→ WHAT YOU SHOULD DO
Output the full listing below exactly, without the pictures.

→ SUPPLIED INFORMATION
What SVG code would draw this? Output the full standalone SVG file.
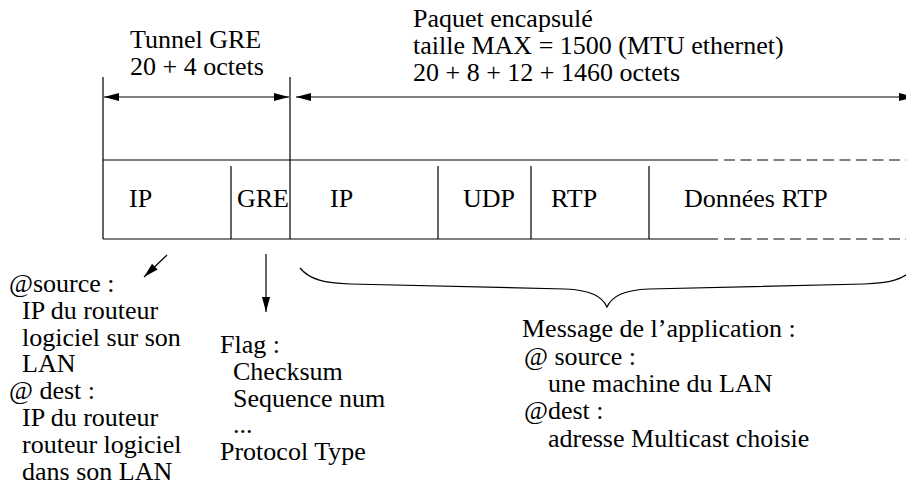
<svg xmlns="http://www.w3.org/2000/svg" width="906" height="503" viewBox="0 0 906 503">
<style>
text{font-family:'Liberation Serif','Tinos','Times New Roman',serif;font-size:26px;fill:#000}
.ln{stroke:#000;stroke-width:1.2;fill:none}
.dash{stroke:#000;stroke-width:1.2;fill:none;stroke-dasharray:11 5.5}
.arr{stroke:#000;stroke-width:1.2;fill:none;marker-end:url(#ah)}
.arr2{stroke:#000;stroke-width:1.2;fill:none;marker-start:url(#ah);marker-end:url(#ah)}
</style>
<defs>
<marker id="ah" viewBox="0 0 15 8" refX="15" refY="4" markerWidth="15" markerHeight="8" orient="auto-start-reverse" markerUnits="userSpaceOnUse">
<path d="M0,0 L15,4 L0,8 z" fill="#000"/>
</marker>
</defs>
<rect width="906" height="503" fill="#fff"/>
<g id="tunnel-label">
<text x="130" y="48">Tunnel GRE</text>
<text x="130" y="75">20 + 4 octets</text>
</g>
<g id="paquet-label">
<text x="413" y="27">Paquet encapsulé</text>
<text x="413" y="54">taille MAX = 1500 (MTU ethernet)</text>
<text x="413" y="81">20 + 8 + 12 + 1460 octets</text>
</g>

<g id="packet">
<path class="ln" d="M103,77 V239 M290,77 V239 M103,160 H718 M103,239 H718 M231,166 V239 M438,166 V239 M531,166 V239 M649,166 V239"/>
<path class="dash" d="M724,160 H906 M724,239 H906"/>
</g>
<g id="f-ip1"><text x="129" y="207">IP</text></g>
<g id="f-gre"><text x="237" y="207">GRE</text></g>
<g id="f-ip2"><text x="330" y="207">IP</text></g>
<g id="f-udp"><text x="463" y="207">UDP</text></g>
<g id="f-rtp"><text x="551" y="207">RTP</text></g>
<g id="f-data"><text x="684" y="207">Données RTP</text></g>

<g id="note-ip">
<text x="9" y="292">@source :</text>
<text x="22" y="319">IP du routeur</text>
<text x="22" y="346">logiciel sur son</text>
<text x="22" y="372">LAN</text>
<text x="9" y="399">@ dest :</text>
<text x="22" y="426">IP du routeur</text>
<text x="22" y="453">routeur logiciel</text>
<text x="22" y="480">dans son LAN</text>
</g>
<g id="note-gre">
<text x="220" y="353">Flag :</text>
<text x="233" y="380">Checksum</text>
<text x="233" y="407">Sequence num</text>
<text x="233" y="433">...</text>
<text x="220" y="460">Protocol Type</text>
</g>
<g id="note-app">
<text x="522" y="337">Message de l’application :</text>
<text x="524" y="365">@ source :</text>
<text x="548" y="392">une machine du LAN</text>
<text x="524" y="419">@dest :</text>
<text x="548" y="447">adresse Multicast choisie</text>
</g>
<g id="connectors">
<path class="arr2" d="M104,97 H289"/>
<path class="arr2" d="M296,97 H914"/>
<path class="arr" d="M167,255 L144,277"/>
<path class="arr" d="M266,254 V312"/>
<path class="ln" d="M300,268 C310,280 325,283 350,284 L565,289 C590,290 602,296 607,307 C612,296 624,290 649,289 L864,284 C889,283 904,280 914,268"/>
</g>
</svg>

→ TASK OUTPUT
What SVG code would draw this? Output the full standalone SVG file.
<svg xmlns="http://www.w3.org/2000/svg" width="906" height="503" viewBox="0 0 906 503">
<style>
text{font-family:'Liberation Serif','Tinos','Times New Roman',serif;font-size:26px;fill:#000}
.ln{stroke:#000;stroke-width:1.2;fill:none}
.dash{stroke:#000;stroke-width:1.2;fill:none;stroke-dasharray:11 5.5}
.arr{stroke:#000;stroke-width:1.2;fill:none;marker-end:url(#ah)}
.arr2{stroke:#000;stroke-width:1.2;fill:none;marker-start:url(#ah);marker-end:url(#ah)}
</style>
<defs>
<marker id="ah" viewBox="0 0 15 8" refX="15" refY="4" markerWidth="15" markerHeight="8" orient="auto-start-reverse" markerUnits="userSpaceOnUse">
<path d="M0,0 L15,4 L0,8 z" fill="#000"/>
</marker>
</defs>
<rect width="906" height="503" fill="#fff"/>
<g id="tunnel-label">
<text x="130" y="48">Tunnel GRE</text>
<text x="130" y="75">20 + 4 octets</text>
</g>
<g id="paquet-label">
<text x="413" y="27">Paquet encapsulé</text>
<text x="413" y="54">taille MAX = 1500 (MTU ethernet)</text>
<text x="413" y="81">20 + 8 + 12 + 1460 octets</text>
</g>

<g id="packet">
<path class="ln" d="M103,77 V239 M290,77 V239 M103,160 H718 M103,239 H718 M231,166 V239 M438,166 V239 M531,166 V239 M649,166 V239"/>
<path class="dash" d="M724,160 H906 M724,239 H906"/>
</g>
<g id="f-ip1"><text x="129" y="207">IP</text></g>
<g id="f-gre"><text x="237" y="207">GRE</text></g>
<g id="f-ip2"><text x="330" y="207">IP</text></g>
<g id="f-udp"><text x="463" y="207">UDP</text></g>
<g id="f-rtp"><text x="551" y="207">RTP</text></g>
<g id="f-data"><text x="684" y="207">Données RTP</text></g>

<g id="note-ip">
<text x="9" y="292">@source :</text>
<text x="22" y="319">IP du routeur</text>
<text x="22" y="346">logiciel sur son</text>
<text x="22" y="372">LAN</text>
<text x="9" y="399">@ dest :</text>
<text x="22" y="426">IP du routeur</text>
<text x="22" y="453">routeur logiciel</text>
<text x="22" y="480">dans son LAN</text>
</g>
<g id="note-gre">
<text x="220" y="353">Flag :</text>
<text x="233" y="380">Checksum</text>
<text x="233" y="407">Sequence num</text>
<text x="233" y="433">...</text>
<text x="220" y="460">Protocol Type</text>
</g>
<g id="note-app">
<text x="522" y="337">Message de l’application :</text>
<text x="524" y="365">@ source :</text>
<text x="548" y="392">une machine du LAN</text>
<text x="524" y="419">@dest :</text>
<text x="548" y="447">adresse Multicast choisie</text>
</g>
<g id="connectors">
<path class="arr2" d="M104,97 H289"/>
<path class="arr2" d="M296,97 H914"/>
<path class="arr" d="M167,255 L144,277"/>
<path class="arr" d="M266,254 V312"/>
<path class="ln" d="M300,268 C310,280 325,283 350,284 L565,289 C590,290 602,296 607,307 C612,296 624,290 649,289 L864,284 C889,283 904,280 914,268"/>
</g>
</svg>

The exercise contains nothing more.